Breaking the soother habit can be a tricky one to navigate as our little ones get older but once we move past the recommended 18 months, we’re hitting the age when complications from soother use can arise.

Emma O’Leary, a speech and language therapist and a mother of three, says: “Using a soother and bottles after this age can give your child less opportunity to practise using their lips and tongue for talking. If your child is learning to speak with a soother in their mouth, their speech sounds can often become distorted as they don’t have full control of the muscles in their mouth used for speech.

“Prolonged and excessive bottle or soother use can affect your child’s teeth, causing them to grow out of line. Long-term use can affect adult teeth too. Children can be left with an interdental gap between their teeth which can cause a lisp.”

Emotional attachment

The ideal age for breaking the habit is between 12 and 18 months. The older the child becomes, the greater the chance of an emotional attachment which can often be worse than ripping off a Band-Aid for a toddler.

We made the mistake of believing breaking the habit would be easy for our eldest. Just leave it under the tree for Santa. What resulted were tears on Christmas Eve and Santa’s caring and giving image almost being destroyed for a three-year-old. We immediately reneged and waited for a better opportune moment.

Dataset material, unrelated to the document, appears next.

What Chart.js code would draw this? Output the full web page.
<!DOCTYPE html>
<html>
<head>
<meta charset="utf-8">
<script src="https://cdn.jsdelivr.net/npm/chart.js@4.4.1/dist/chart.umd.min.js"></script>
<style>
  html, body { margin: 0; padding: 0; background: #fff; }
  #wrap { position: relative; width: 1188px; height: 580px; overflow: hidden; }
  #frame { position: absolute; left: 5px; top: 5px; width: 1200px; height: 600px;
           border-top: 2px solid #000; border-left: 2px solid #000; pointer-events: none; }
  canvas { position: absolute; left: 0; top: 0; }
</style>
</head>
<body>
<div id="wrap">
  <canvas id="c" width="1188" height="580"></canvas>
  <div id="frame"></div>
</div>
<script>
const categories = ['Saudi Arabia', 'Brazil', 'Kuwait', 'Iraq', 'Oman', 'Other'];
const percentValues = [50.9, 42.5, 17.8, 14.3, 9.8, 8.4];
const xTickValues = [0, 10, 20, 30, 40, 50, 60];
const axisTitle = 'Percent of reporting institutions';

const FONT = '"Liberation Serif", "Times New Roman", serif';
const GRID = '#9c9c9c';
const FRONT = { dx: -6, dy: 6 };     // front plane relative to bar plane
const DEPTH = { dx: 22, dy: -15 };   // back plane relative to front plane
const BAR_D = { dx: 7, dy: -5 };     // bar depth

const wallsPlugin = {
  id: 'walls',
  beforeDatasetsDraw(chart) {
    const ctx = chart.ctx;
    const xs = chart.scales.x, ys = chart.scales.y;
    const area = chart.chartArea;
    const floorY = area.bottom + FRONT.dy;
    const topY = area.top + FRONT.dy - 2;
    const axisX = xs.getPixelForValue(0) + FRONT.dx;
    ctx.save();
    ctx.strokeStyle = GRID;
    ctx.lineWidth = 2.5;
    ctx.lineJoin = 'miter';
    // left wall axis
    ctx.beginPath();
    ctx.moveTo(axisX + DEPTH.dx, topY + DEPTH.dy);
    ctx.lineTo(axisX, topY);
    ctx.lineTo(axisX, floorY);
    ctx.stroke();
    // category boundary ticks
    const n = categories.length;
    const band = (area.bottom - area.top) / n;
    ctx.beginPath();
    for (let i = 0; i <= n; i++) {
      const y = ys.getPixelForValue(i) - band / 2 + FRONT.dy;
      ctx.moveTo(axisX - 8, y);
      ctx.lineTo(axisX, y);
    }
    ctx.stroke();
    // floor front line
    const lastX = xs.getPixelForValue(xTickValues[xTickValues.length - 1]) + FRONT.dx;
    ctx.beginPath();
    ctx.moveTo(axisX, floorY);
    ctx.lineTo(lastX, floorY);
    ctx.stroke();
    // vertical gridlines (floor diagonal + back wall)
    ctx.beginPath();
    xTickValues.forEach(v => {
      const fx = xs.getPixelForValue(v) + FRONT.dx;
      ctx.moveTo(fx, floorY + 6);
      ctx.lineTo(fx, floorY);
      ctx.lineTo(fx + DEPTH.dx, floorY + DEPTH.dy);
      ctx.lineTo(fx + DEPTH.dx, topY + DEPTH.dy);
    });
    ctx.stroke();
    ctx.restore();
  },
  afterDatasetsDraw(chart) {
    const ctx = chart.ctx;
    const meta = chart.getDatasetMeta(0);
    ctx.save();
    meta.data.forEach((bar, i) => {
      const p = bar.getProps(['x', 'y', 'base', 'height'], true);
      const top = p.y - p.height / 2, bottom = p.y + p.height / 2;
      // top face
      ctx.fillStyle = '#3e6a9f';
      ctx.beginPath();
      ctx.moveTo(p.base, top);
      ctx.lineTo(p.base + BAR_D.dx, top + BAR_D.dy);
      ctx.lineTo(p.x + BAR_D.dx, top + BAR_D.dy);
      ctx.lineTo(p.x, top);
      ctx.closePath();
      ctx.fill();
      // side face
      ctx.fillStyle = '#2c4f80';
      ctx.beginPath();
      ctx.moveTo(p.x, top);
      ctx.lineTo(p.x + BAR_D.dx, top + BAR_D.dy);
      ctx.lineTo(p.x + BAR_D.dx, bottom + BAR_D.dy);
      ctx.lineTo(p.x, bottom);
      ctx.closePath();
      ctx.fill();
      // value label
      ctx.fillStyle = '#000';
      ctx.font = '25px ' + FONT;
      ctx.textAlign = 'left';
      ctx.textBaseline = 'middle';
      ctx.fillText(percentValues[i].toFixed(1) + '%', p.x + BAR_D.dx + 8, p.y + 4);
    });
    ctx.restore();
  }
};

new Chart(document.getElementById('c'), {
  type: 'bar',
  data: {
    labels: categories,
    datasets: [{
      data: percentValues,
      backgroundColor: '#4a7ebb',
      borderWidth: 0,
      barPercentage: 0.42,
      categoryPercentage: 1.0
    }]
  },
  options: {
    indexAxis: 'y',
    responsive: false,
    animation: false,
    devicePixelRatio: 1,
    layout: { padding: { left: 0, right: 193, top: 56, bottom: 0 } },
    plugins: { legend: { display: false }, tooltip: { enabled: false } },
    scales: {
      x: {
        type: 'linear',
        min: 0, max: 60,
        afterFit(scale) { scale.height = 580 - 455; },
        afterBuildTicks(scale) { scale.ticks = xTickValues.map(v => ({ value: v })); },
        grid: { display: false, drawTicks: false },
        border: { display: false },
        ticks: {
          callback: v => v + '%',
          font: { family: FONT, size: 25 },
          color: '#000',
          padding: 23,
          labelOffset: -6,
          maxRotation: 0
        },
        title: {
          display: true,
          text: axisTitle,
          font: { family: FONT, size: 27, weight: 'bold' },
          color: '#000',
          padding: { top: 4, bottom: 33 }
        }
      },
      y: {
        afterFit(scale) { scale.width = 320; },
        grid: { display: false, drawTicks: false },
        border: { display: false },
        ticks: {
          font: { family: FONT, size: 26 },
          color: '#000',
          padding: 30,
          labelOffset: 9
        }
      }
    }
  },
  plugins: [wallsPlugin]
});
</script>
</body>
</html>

O’Leary says to avoid this seemingly magic trick of giving soothers to Santa, the Easter bunny or any of the fairies in the forest. “These are all exciting and magical parts of childhood, so it’s best not to associate something that’s going to be potentially upsetting for a child with an exciting or happy occasion. At the age of two or under, these characters are very abstract concepts for a young child to understand.”

She advises banishing the soother before 12 months if your child seems less and less interested in it, by allowing it to phase out and offering it less.

She also suggests:
– After six months it's best to use soothers at set times, for example, naps and bedtime.
– Take your child's soother out when they are trying to talk or make sounds or when they are busy playing.
– Once you decide to take away the soother gather up all the soothers in the house and throw them away. This will avoid your child (or you) finding them in an hour of desperation.
– Remember that giving in when they cry for it initially will confuse and upset them more, so as hard as it is, once you have committed to taking it away you need to stick with it.
– It's important to be informed but also choose a time that works best for your family in your given situation and trust your instincts as a parent.